It’s been interesting looking at the gear lists other bloggers have published for this year’s TGO Challenge. I have provisional clearance from the boss to apply for next year’s Challenge, so I thought I’d have a go a compiling a gear list of what I would take. So here it is:
A base weight of 8.66kg is well above Phil Turner’s total of 5.8kg or Martin Rye’s of 6.7kg. The major contrast is that I like to take some spare clothes, while they appear to be happy with a more Spartan approach. Arguably that accounts for around 2kg. The other area of difference is personal hygiene and first aid, where I have about 4-500g of extra weight. For example, I like to be clean-shaven, so I have a Braun travel shaver, which weighs 129g with batteries (I hate wet shaving!).
This is a fantasy list because the tent doesn’t yet exist! If my experiment with the silnylon Duomid goes well this year, I intend to get a cuben version. I want to get an even lighter inner than the one I’ve already had made by Sean. The target weight is 300g. If this can be achieved, then the fly and inner will weigh around 640g. Add a conservative 160g for pegs and pole extender and I get 800g. I know this is a bit of a cheat, as I’m not including the weight of my trekking poles, but I would be carrying those anyway. According to Chris Townsend’s article in the latest TGO magazine, the Terra Nova Laser Ultra weighs 788g. In effect the cuben Duomid and the Ultra are the same weight. When you consider the size of the Duomid compared with the Ultra, I know which one I prefer!

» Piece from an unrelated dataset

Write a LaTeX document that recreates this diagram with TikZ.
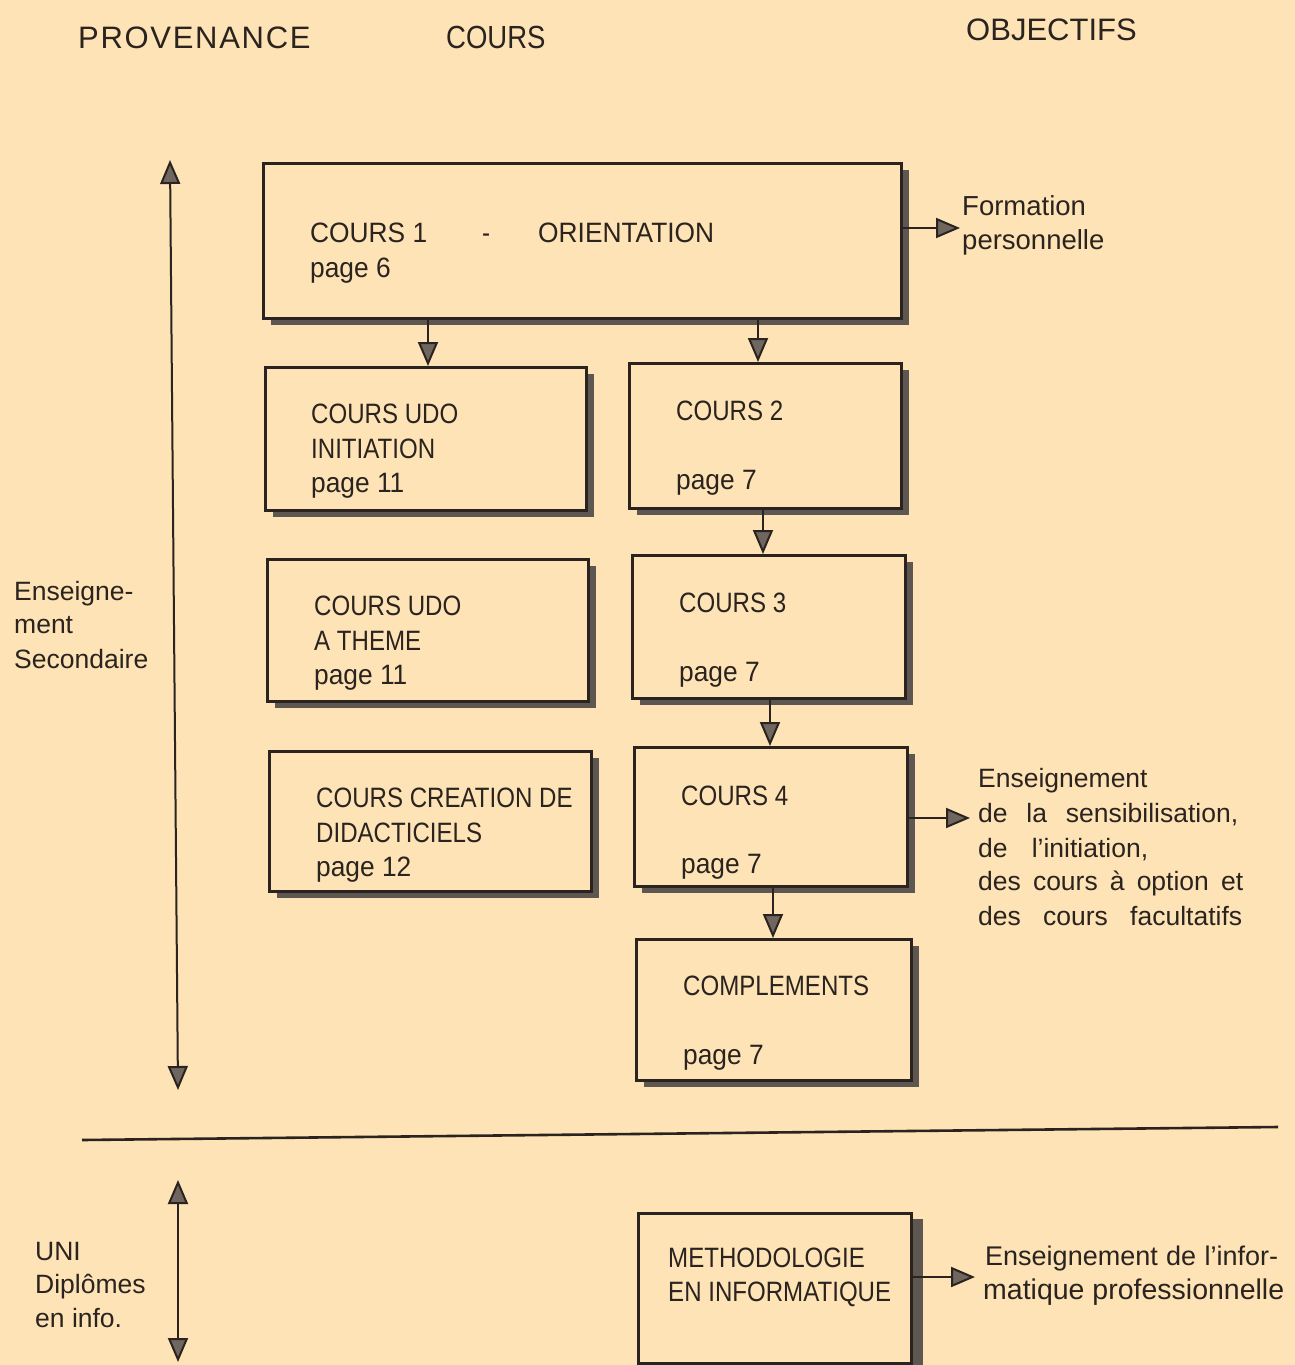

I’m also tempted by Colin Ibbotson’s Tramplite Skins 2 packs. I’m guessing that the larger silnylon pack will be no more than 400g with a few bells and whistles, so I could knock another 370g off my base weight using one. I could lose another 300g by not taking my Wiggy’s Waders, but I reckon they are a real boon for stream crossings. I really do not like wet feet and it saves getting cold. I could save another 250g by leaving out my Nike Mayfly trainers, but I like to have a change of shoes, especially for a long trip. I would also be loathe not to have some spare clothes so I have something dry to change into, for sleeping and around civilisation. The one area where some weight savings should be achievable is in personal hygiene and first aid. I ought to be able to save 200-300g.
Overall, I might be able to knock the base weight down to under 8kg. With around 3kg of consumables (not including water), that would give a pack weight of 11kg. The trade-off between weight and comfort is rather different for me than true ultra lightweighters, as I do like to have some extra clothes and a bit of comfort. Nevertheless, I think 8kg is not too bad for a two-week walk across Scotland. For walks in England and Wales it could be even lower.